The public should be “troubled by this kind of deceit,” he said. “We should be especially vigilant about vetting research methods and questioning motives in our current internet age.”
If he were an administrator at Liberty University, Geronimo said he would “certainly be concerned” by Gauger’s actions. “Especially if his work involved ethics, research methods, or any of the other issues this raises.”
Liberty University officials did not respond to repeated requests for comment on whether the institution considered Gauger to have breached its guidelines, nor whether it would be investigating his conduct.
Vicki Tambellini, CEO and founder of the Tambellini Group, a higher ed IT consultancy firm, said it is very common for CIOs to engage in business activities outside of their normal work.
“Most report the activity to their president and are cleared for the outside activity. Some have contractual agreements that provide for some percentage of their time to be spent on engagements other than their work for the institution,” she said.
Melissa Woo, senior vice president for technology at Stony Brook University, said she knew of some CIOs with side businesses, particularly in consulting.

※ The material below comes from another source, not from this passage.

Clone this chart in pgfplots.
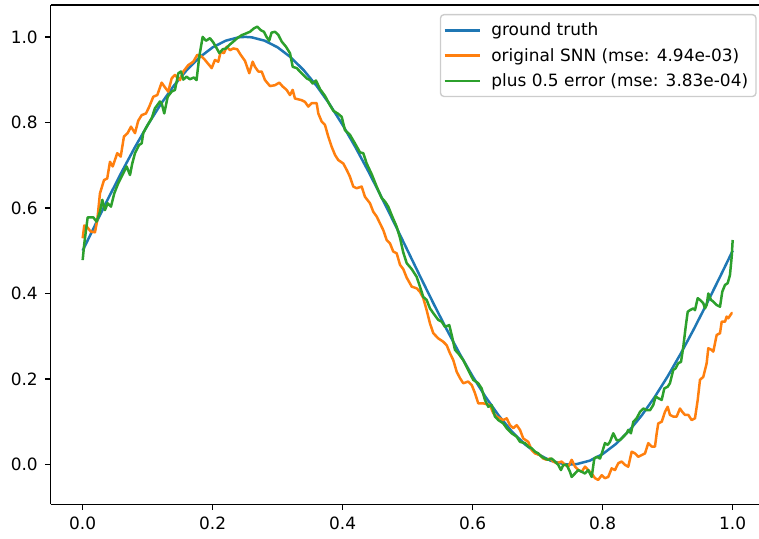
\documentclass[border=0pt]{standalone}
\usepackage{fontspec}
\setmainfont{DejaVu Sans}
\usepackage{pgfplots}
\pgfplotsset{compat=1.18}

\definecolor{tabblue}{HTML}{1F77B4}
\definecolor{taborange}{HTML}{FF7F0E}
\definecolor{tabgreen}{HTML}{2CA02C}

\begin{document}
\begin{tikzpicture}
\begin{axis}[
  scale only axis,
  width=510pt, height=359.5pt,
  xmin=-0.0492, xmax=1.0405,
  ymin=-0.093, ymax=1.0746,
  axis x line*=box, axis y line*=left,
  axis line style={line width=1pt},
  xtick={0,0.2,0.4,0.6,0.8,1.0},
  ytick={0,0.2,0.4,0.6,0.8,1.0},
  xtick pos=left, ytick pos=left,
  tick align=outside,
  major tick length=4.1pt,
  every tick/.style={line width=1pt, black},
  /pgf/number format/assume math mode=true,
  xticklabel style={/pgf/number format/.cd, fixed, fixed zerofill, precision=1},
  yticklabel style={/pgf/number format/.cd, fixed, fixed zerofill, precision=1},
  tick label style={font=\fontsize{12.2}{14.5}\selectfont, inner xsep=5pt, inner ysep=4.5pt},
  legend cell align=left,
  legend image code/.code={\draw[#1] (0pt,0pt) -- (25.2pt,0pt);},
  legend style={
    at={(axis cs:1.0369,1.0536)}, anchor=north east,
    draw=black!20, line width=1pt, rounded corners=2.5pt,
    fill=white, fill opacity=0.8, text opacity=1,
    font=\fontsize{12.2}{14.5}\selectfont,
    row sep=2.1pt, column sep=5.6pt, inner xsep=2pt, inner ysep=3.2pt,
    nodes={inner ysep=1pt, text height=11.05pt, text depth=3.05pt},
  },
  every axis plot/.append style={line width=1.8pt, line join=round},
]
\addplot[tabblue] coordinates {
(0.00,0.5000) (0.02,0.5627) (0.04,0.6243) (0.06,0.6841) (0.08,0.7409)
(0.10,0.7939) (0.12,0.8423) (0.14,0.8853) (0.16,0.9222) (0.18,0.9524)
(0.20,0.9755) (0.22,0.9911) (0.24,0.9990) (0.25,1.0000) (0.26,0.9990)
(0.28,0.9911) (0.30,0.9755) (0.32,0.9524) (0.34,0.9222) (0.36,0.8853)
(0.38,0.8423) (0.40,0.7939) (0.42,0.7409) (0.44,0.6841) (0.46,0.6243)
(0.48,0.5627) (0.50,0.5000) (0.52,0.4373) (0.54,0.3757) (0.56,0.3159)
(0.58,0.2591) (0.60,0.2061) (0.62,0.1577) (0.64,0.1147) (0.66,0.0778)
(0.68,0.0476) (0.70,0.0245) (0.72,0.0089) (0.74,0.0010) (0.75,0.0000)
(0.76,0.0010) (0.78,0.0089) (0.80,0.0245) (0.82,0.0476) (0.84,0.0778)
(0.86,0.1147) (0.88,0.1577) (0.90,0.2061) (0.92,0.2591) (0.94,0.3159)
(0.96,0.3757) (0.98,0.4373) (1.00,0.5000)
};
\addlegendentry{ground truth}
\addplot[taborange] coordinates {
(0.0000,0.529) (0.0025,0.559) (0.0070,0.555) (0.0123,0.545) (0.0189,0.543)
(0.0225,0.572) (0.0266,0.634) (0.0328,0.665) (0.0378,0.669) (0.0420,0.708)
(0.0462,0.697) (0.0532,0.728) (0.0585,0.720) (0.0635,0.767) (0.0692,0.775)
(0.0743,0.790) (0.0805,0.775) (0.0855,0.804) (0.0908,0.817) (0.0974,0.821)
(0.1025,0.837) (0.1086,0.860) (0.1148,0.864) (0.1215,0.893) (0.1266,0.882)
(0.1317,0.872) (0.1369,0.903) (0.1420,0.911) (0.1497,0.899) (0.1548,0.919)
(0.1625,0.934) (0.1702,0.942) (0.1763,0.958) (0.1831,0.954) (0.1882,0.946)
(0.1985,0.927) (0.2035,0.946) (0.2086,0.942) (0.2123,0.965) (0.2174,0.962)
(0.2215,0.977) (0.2266,0.969) (0.2317,0.973) (0.2378,0.971) (0.2431,0.958)
(0.2497,0.944) (0.2563,0.915) (0.2615,0.942) (0.2651,0.930) (0.2702,0.919)
(0.2754,0.919) (0.2805,0.899) (0.2882,0.885) (0.2958,0.887) (0.3025,0.893)
(0.3077,0.884) (0.3138,0.876) (0.3189,0.864) (0.3231,0.876) (0.3266,0.856)
(0.3369,0.852) (0.3420,0.848) (0.3471,0.837) (0.3523,0.845) (0.3600,0.845)
(0.3625,0.821) (0.3677,0.802) (0.3728,0.794) (0.3778,0.767) (0.3831,0.743)
(0.3882,0.724) (0.3932,0.712) (0.4009,0.704) (0.4062,0.689) (0.4112,0.673)
(0.4163,0.650) (0.4215,0.646) (0.4292,0.650) (0.4343,0.626) (0.4420,0.611)
(0.4471,0.591) (0.4523,0.580) (0.4574,0.564) (0.4625,0.548) (0.4677,0.525)
(0.4728,0.517) (0.4778,0.498) (0.4831,0.494) (0.4882,0.467) (0.4932,0.457)
(0.4985,0.437) (0.5062,0.416) (0.5138,0.412) (0.5189,0.404) (0.5240,0.389)
(0.5292,0.361) (0.5343,0.330) (0.5394,0.307) (0.5471,0.295) (0.5548,0.287)
(0.5600,0.279) (0.5651,0.260) (0.5702,0.244) (0.5754,0.217) (0.5805,0.202)
(0.5855,0.190) (0.5932,0.194) (0.5985,0.186) (0.6035,0.167) (0.6086,0.143)
(0.6163,0.143) (0.6266,0.139) (0.6317,0.120) (0.6369,0.112) (0.6471,0.104)
(0.6523,0.108) (0.6574,0.092) (0.6625,0.085) (0.6677,0.092) (0.6728,0.081)
(0.6778,0.061) (0.6855,0.053) (0.6908,0.034) (0.6958,0.026) (0.7035,0.022)
(0.7086,0.014) (0.7138,0.011) (0.7189,0.014) (0.7240,0.007) (0.7292,0.003)
(0.7369,0.007) (0.7420,-0.001) (0.7471,-0.005) (0.7523,0.011) (0.7574,-0.005)
(0.7625,-0.013) (0.7677,-0.017) (0.7728,-0.005) (0.7778,-0.013) (0.7831,-0.021)
(0.7882,-0.032) (0.7932,-0.036) (0.7985,-0.025) (0.8035,-0.032) (0.8086,-0.029)
(0.8138,-0.009) (0.8189,-0.013) (0.8240,0.003) (0.8292,0.007) (0.8343,-0.001)
(0.8394,-0.005) (0.8446,0.030) (0.8497,0.026) (0.8548,0.018) (0.8600,0.022)
(0.8651,0.026) (0.8702,0.050) (0.8754,0.042) (0.8805,0.042) (0.8831,0.073)
(0.8855,0.096) (0.8908,0.100) (0.8958,0.123) (0.9000,0.135) (0.9035,0.116)
(0.9086,0.112) (0.9138,0.112) (0.9189,0.131) (0.9225,0.123) (0.9266,0.116)
(0.9317,0.116) (0.9369,0.104) (0.9420,0.108) (0.9462,0.151) (0.9497,0.198)
(0.9548,0.205) (0.9600,0.237) (0.9625,0.272) (0.9677,0.268) (0.9702,0.264)
(0.9754,0.303) (0.9805,0.307) (0.9831,0.334) (0.9882,0.334) (0.9908,0.346)
(0.9932,0.342) (0.9985,0.354) (1.0000,0.354)
};
\addlegendentry{original SNN (mse: 4.94e-03)\kern1.6pt}
\addplot[tabgreen] coordinates {
(0.0000,0.478) (0.0025,0.517) (0.0077,0.578) (0.0163,0.578) (0.0214,0.568)
(0.0266,0.591) (0.0302,0.619) (0.0343,0.595) (0.0385,0.611) (0.0435,0.603)
(0.0486,0.634) (0.0548,0.658) (0.0625,0.681) (0.0677,0.697) (0.0728,0.677)
(0.0763,0.704) (0.0805,0.728) (0.0866,0.747) (0.0908,0.751) (0.0932,0.775)
(0.0985,0.790) (0.1062,0.810) (0.1112,0.833) (0.1189,0.849) (0.1215,0.845)
(0.1255,0.821) (0.1308,0.860) (0.1369,0.872) (0.1420,0.876) (0.1472,0.915)
(0.1512,0.919) (0.1548,0.900) (0.1597,0.907) (0.1649,0.901) (0.1711,0.905)
(0.1752,0.899) (0.1794,0.954) (0.1846,1.000) (0.1897,0.991) (0.1958,0.997)
(0.2010,0.987) (0.2063,0.973) (0.2103,0.962) (0.2154,0.971) (0.2205,0.973)
(0.2255,0.981) (0.2318,0.989) (0.2378,0.997) (0.2446,1.004) (0.2512,1.008)
(0.2574,1.012) (0.2635,1.020) (0.2686,1.024) (0.2737,1.016) (0.2788,1.012)
(0.2829,1.000) (0.2869,0.991) (0.2906,1.010) (0.2958,1.012) (0.3009,1.005)
(0.3062,0.989) (0.3128,0.977) (0.3189,0.962) (0.3231,0.930) (0.3292,0.927)
(0.3369,0.915) (0.3446,0.903) (0.3497,0.899) (0.3538,0.891) (0.3589,0.898)
(0.3651,0.878) (0.3728,0.862) (0.3805,0.840) (0.3858,0.827) (0.3932,0.820)
(0.3985,0.813) (0.4035,0.782) (0.4112,0.771) (0.4189,0.751) (0.4266,0.730)
(0.4317,0.728) (0.4369,0.704) (0.4446,0.679) (0.4523,0.650) (0.4600,0.623)
(0.4651,0.615) (0.4702,0.603) (0.4754,0.583) (0.4831,0.556) (0.4882,0.530)
(0.4932,0.496) (0.4985,0.471) (0.5062,0.457) (0.5138,0.439) (0.5189,0.416)
(0.5240,0.392) (0.5292,0.385) (0.5343,0.365) (0.5394,0.354) (0.5471,0.338)
(0.5523,0.334) (0.5574,0.322) (0.5640,0.326) (0.5677,0.303) (0.5728,0.268)
(0.5778,0.260) (0.5855,0.244) (0.5906,0.229) (0.5957,0.213) (0.6009,0.198)
(0.6086,0.190) (0.6138,0.178) (0.6189,0.151) (0.6240,0.135) (0.6292,0.139)
(0.6343,0.112) (0.6394,0.104) (0.6471,0.096) (0.6523,0.085) (0.6600,0.073)
(0.6677,0.065) (0.6728,0.053) (0.6805,0.050) (0.6855,0.042) (0.6908,0.038)
(0.6958,0.030) (0.7009,0.026) (0.7060,0.018) (0.7112,0.014) (0.7163,0.011)
(0.7215,0.014) (0.7266,0.007) (0.7317,-0.001) (0.7358,-0.013) (0.7394,-0.001)
(0.7446,-0.001) (0.7497,-0.017) (0.7523,-0.029) (0.7574,-0.021) (0.7625,-0.013)
(0.7677,-0.017) (0.7728,-0.021) (0.7778,-0.013) (0.7831,-0.029) (0.7871,0.014)
(0.7908,0.018) (0.7960,0.014) (0.7995,0.030) (0.8035,0.050) (0.8077,0.046)
(0.8112,0.053) (0.8163,0.073) (0.8215,0.057) (0.8266,0.057) (0.8317,0.065)
(0.8369,0.073) (0.8394,0.081) (0.8435,0.073) (0.8471,0.100) (0.8523,0.108)
(0.8574,0.123) (0.8625,0.131) (0.8677,0.127) (0.8728,0.127) (0.8778,0.139)
(0.8815,0.159) (0.8855,0.155) (0.8908,0.151) (0.8948,0.178) (0.9000,0.182)
(0.9035,0.190) (0.9086,0.221) (0.9123,0.225) (0.9163,0.237) (0.9205,0.240)
(0.9240,0.275) (0.9277,0.322) (0.9308,0.357) (0.9343,0.361) (0.9394,0.365)
(0.9420,0.361) (0.9462,0.389) (0.9497,0.385) (0.9548,0.377) (0.9574,0.365)
(0.9600,0.373) (0.9625,0.400) (0.9666,0.385) (0.9702,0.381) (0.9754,0.373)
(0.9805,0.369) (0.9840,0.404) (0.9882,0.420) (0.9923,0.424) (0.9958,0.443)
(0.9985,0.486) (1.0000,0.525)
};
\addlegendentry{plus 0.5 error (mse: 3.83e-04)\kern1.6pt}
\coordinate (ll) at (rel axis cs:0,0);
\coordinate (ur) at (rel axis cs:1,1);
\end{axis}
\pgfresetboundingbox
\path[use as bounding box] ([xshift=-36.5pt,yshift=-24.3pt]ll) rectangle ([yshift=3.6pt]ur);
\end{tikzpicture}
\end{document}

“Allowing CIOs to have outside businesses that don’t constitute a conflict of interest or conflict of commitment can be a good thing,” said Woo. “Some of the skill sets could translate well to the university environment and make for a better CIO.”
The rules for CIOs at private institutions can be “very different” than rules for CIOs at public institutions, said Tambellini.
“Even so, every CIO I know avoids the appearance of a conflict of interest.”